Scotland’s hydrogen production and export potential could be significantly accelerated with the development of a purpose-built marine pipeline according to a report published by the Net Zero Technology Centre (NZTC).
NZTC’s Hydrogen Backbone Link project explored the critical hydrogen transport infrastructure required to deliver a cost-effective pipeline solution which would position Scotland as a front runner in the development of a pan-European hydrogen infrastructure for export.
The project, which received funding from the Scottish Government’s Energy Transition Fund (ETF) and match funding from industry, examined the repurposing of existing oil and gas infrastructure before determining that a new purpose-built marine pipeline link to Europe is the optimal route to market for Scotland’s green hydrogen.
The new pipeline could enable Scotland to meet up to 10% of Europe’s projected hydrogen import demand by the mid-2030s. Through ongoing investment in additional infrastructure, it could maintain this proportion of export beyond 2045, helping Scottish Government meet its green export ambition and facilitating continental Europe’s industrial decarbonisation.
Delivering the Hydrogen Backbone Link could result in more than 700 Scottish jobs and act as an enabler for new and existing green hydrogen projects, supporting up to a further 300,000 jobs in the green economy.
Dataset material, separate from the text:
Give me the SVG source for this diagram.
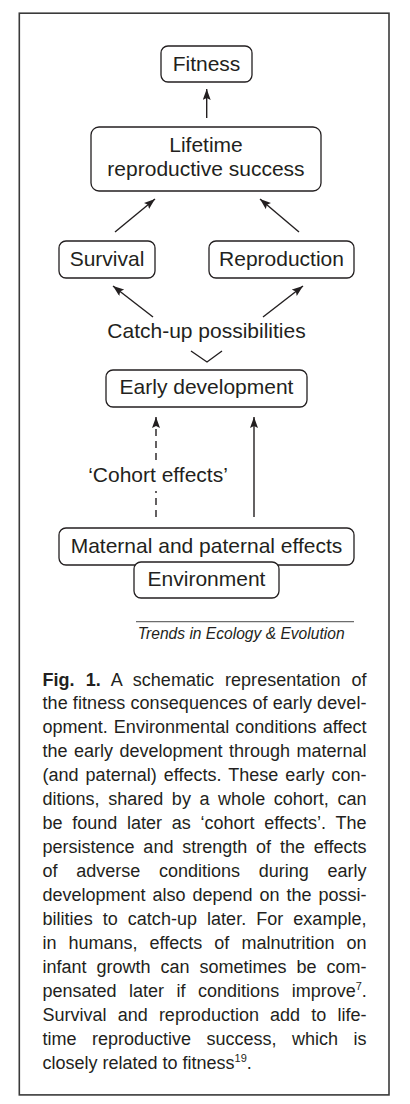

To achieve this, and to capture a share of the growing market, the report makes the following key recommendations:
• Rapid acceleration of public and private investment to deliver the backbone pipeline
• Continued investment in hydrogen and wind deployments to deliver security of supply
• Development of a National Energy Storage Strategy
• Cross-border policy and standards alignment
• Financial support to accelerate technology development and infrastructure deployment to turn vision into reality.
Callum Milne, Hydrogen Backbone Link Project Manager at the Net Zero Technology Centre said: “Scotland is poised to utilise its abundant natural resources, skilled workforce and proximity to an energy hungry market in north-west Europe but to maximise this, will take accelerated and increased government and industry investment, rapid development of infrastructure and cross border collaboration over the next decade.
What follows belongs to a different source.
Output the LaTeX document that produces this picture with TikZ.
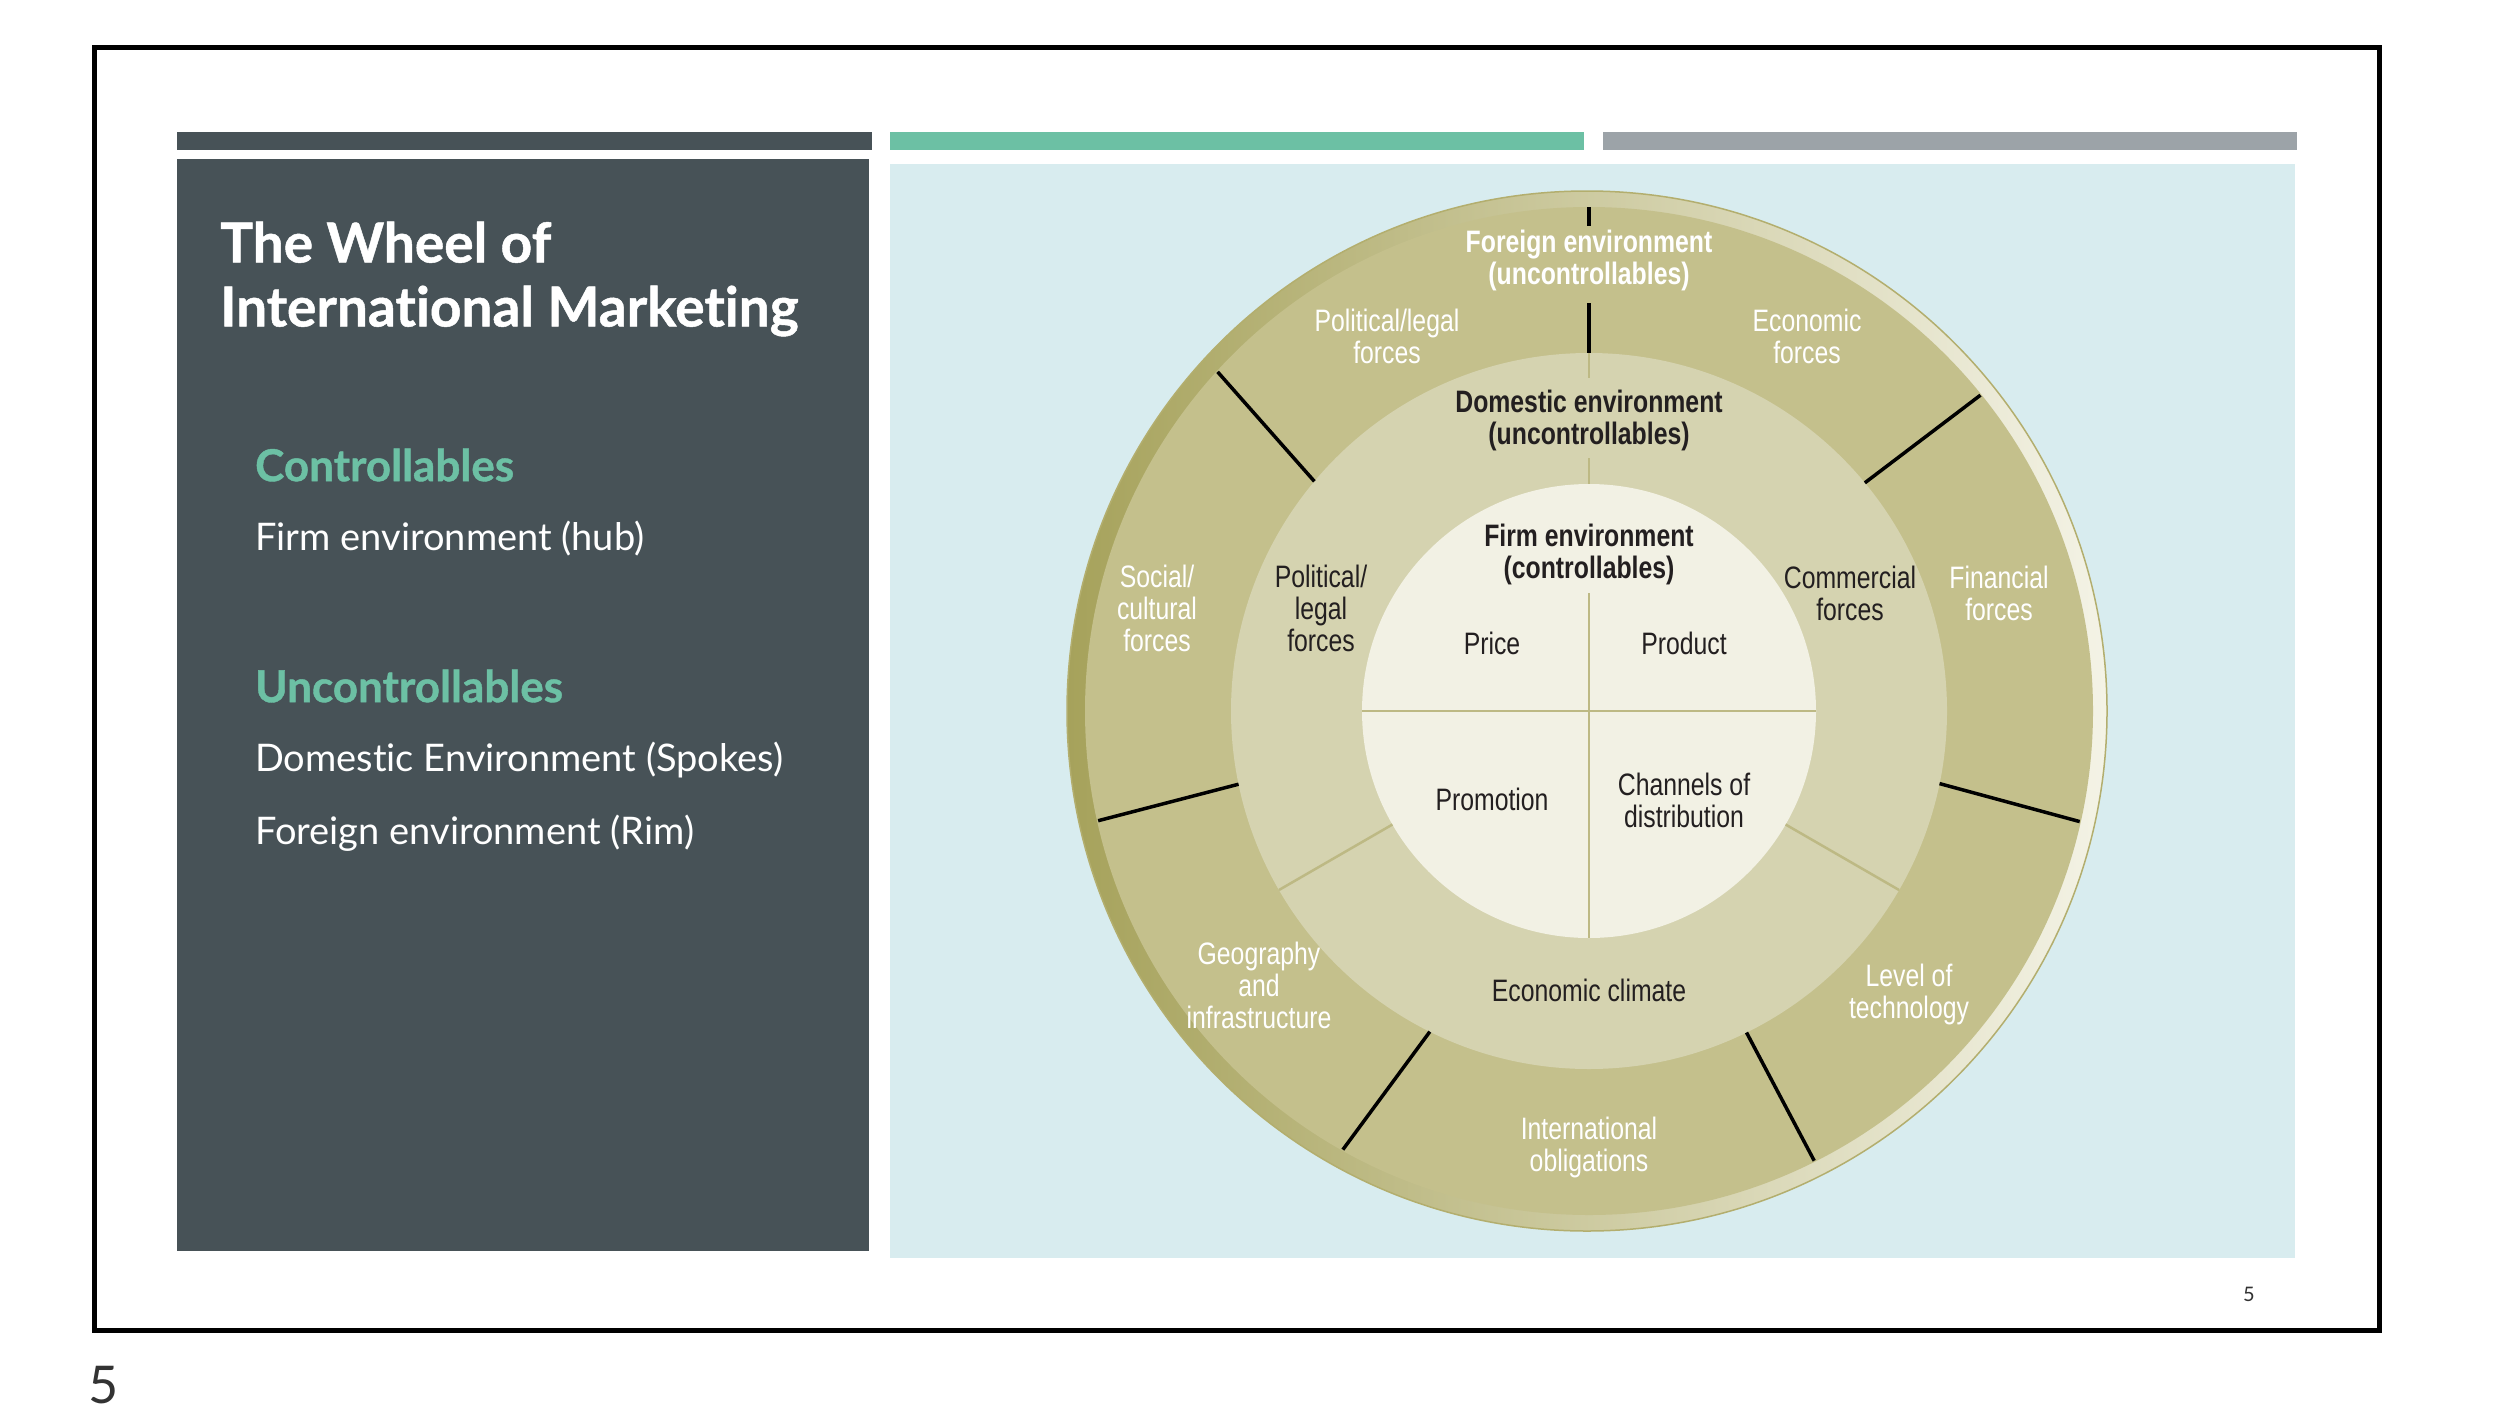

“The Hydrogen Backbone Link (HBL) project is a key early enabler for this, providing cost-effective transportation to market for Scottish hydrogen producers and supporting the transition to a low-carbon energy system.”
Scottish Government Energy Secretary, Neil Gray, said: “The Scottish Government recognises the importance of developing hydrogen pipelines to unlock Scotland’s export potential. We want to work collaboratively with partners across Europe to advance infrastructure which ensures security of supply in Europe and positions the North Sea as a centre for low-cost hydrogen production.
“The Scottish Government supports the Hydrogen Backbone Link project because it gives valuable insight into the viability of repurposing or developing new pipelines. This can help us understand any barriers where government support is required to unlock investment and realise Scotland’s export potential.”
The project has received support from funding partners including Shetland Island Council, EnQuest, Kellas Midstream, Crown Estate Scotland and Shell, contributing members Xodus, DNV-GL, Wood., Wood Mackenzie and Worley, and strategic partners National Grid and SGN.
Phase two of the project will examine the next steps required to progress to construction and start-up of the Hydrogen Backbone Link.